Sebastian Schramm Krebs Kolumne

Fürs Erste Krebs: Episode #6.1

Wodka-O auf dem Operationstisch

 

Gegen halb eins werde ich abgeholt. Oma huscht mit in den Fahrstuhl und hält meine Hand. Der Patientenkurier sagt nichts, lässt sie bis zum Eingang des OP-Traktes mitgehen. „Bis gleich, Basti“, sagt sie. Eine Tür schiebt auf, ich höre noch, wie Oma sich selber fragt, wie sie wieder zurückkommen soll. Ich werde umgebettet auf einen OP-Tisch, ein junger Mann schiebt mich in den Vorbereitungssaal. Drei Assistenten werkeln an mir: EKG legen, eine neue Kanüle, die in der Armbeuge sei eine Zumutung, schimpft die Anästhesistin. Schon nach ein, zwei Minuten merke ich, wie das Dormikum zu wirken beginnt. Alles ist ein wenig heller, ich schlafe nicht, bin aber auch nicht richtig wach. Ich erzähle dem gesamten OP-Saal von der Geschichte mit dem Wodka und dem Orangensaft. „Dann sollten wir dafür sorgen, dass genügend Nachschub da ist“, sagt einer der Operateure. Es wird der Running-Gag des Eingriffs. In losen Abständen fragen sie immer wieder nach, ob ich noch einen Drink wolle, immer stimme ich zu. Nach gefühlten fünf Minuten bin ich im Aufwachraum. Der geschwollene Lymphknoten ist entfernt. Er wird eingeschickt und auf Krebs untersucht. Mein Hals schmerzt, ich kann mich kaum bewegen. Paul, ein Pfleger von der Onkologie, holt mich ab. Es ist halb vier, ich war fast drei Stunden weg, die Narkose hat mir jegliches Zeitgefühl genommen. Der Chirurg sprach beim Vorgespräch von 45 Minuten. Am Eingang der Station wartet meine Familie. Ich hebe den linken Arm, strecke ihnen Mittel- und Zeigefinger entgegen. Keine Nerven durchtrennt. Alles okay.

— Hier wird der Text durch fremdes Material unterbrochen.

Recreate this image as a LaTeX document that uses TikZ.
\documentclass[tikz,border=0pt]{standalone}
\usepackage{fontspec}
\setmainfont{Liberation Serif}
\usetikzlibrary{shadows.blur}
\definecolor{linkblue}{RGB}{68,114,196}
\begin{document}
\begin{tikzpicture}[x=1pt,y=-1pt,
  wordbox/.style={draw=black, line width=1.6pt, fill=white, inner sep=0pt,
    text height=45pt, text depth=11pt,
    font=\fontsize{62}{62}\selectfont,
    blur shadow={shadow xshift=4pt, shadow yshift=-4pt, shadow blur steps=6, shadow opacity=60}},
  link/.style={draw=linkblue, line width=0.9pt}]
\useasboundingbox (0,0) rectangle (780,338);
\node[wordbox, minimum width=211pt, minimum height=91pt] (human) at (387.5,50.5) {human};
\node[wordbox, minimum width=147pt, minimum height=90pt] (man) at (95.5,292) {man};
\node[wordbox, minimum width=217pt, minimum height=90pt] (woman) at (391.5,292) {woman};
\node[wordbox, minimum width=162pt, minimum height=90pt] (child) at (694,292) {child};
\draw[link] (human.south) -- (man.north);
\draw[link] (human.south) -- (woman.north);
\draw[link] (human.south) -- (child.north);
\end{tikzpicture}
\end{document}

18 Tage lag ich in der Schweriner Klinik, der längste Krankenhausaufenthalt meines Lebens. Jeden Tag Untersuchungen, Tests, Eingriffe, Gespräche oder Therapien. Der Ausnahmezustand wurde zur Routine. Dreimal schickten mich die Ärzte ins MRT: Sie suchten im Oberkörper nach weiteren Tumoren. Sie kontrollierten mein Herz, eine Stunde lang, an dem sich aufgrund des Befundes bereits Wasser angesammelt hatte. Sie entnahmen mir Knochenmark aus dem Beckenkamm, um zu sehen, ob mein blutbildendes System bereits befallen ist. Einen Lungenfunktionstest: 20 Prozent meiner Leistungsfähigkeit waren bereits eingebüßt. Sie legten einen zentralen Venenkatheter in den Hals, damit sie sofort mit der Chemotherapie beginnen können. Genutzt haben sie ihn nur zwei Tage. Danach schickten sie mich nochmals in den OP, um ein Implantat in die Brust zu setzen, die fünf weiteren Zyklen mit den giftigen Medikamenten wollten sie nicht über Hals- oder Armvenen verabreichen. Die Torturen haben Narben hinterlassen, nicht nur auf meiner Haut.

 

Mama in meiner WG

 

Aber da waren auch die schönen Dinge, die Unterstützung meiner Familie, Freunde, Arbeitskollegen, der Schwestern, der Pfleger. Jeden Tag bekam ich Besuch, nie war ich alleine. Meine Mutter wohnte während der Zeit in meiner Schweriner WG, immer gegen zehn Uhr morgens fuhr sie zu mir, bepackt mit einem Rucksack: frischer Tee, ein bisschen Obst, ab und zu einen Salat, vielleicht eine Zeitung, damit sie sich die Zeit vertreiben konnte, wenn mir durch die Chemotherapie schon vor dem Mittagessen die Augen zugefallen waren. Oder ich schickte sie in die Stadt, zum Bummeln. Sie sollte den Kopf frei bekommen. Mama gönnte sich Schuhe, ein schönes Mittagessen, Kaffee, der die Bezeichnung verdiente. Und dann kam sie zurück. Jeden Tag habe sie einmal tief durchatmen müssen, bevor sie die Onkologie betreten hat, erzählte sie mir Wochen danach. Aber immer mehr wurde das Krankenhaus zu unserer Normalität, zum vorübergehenden Zuhause. Wir gehörten dazu.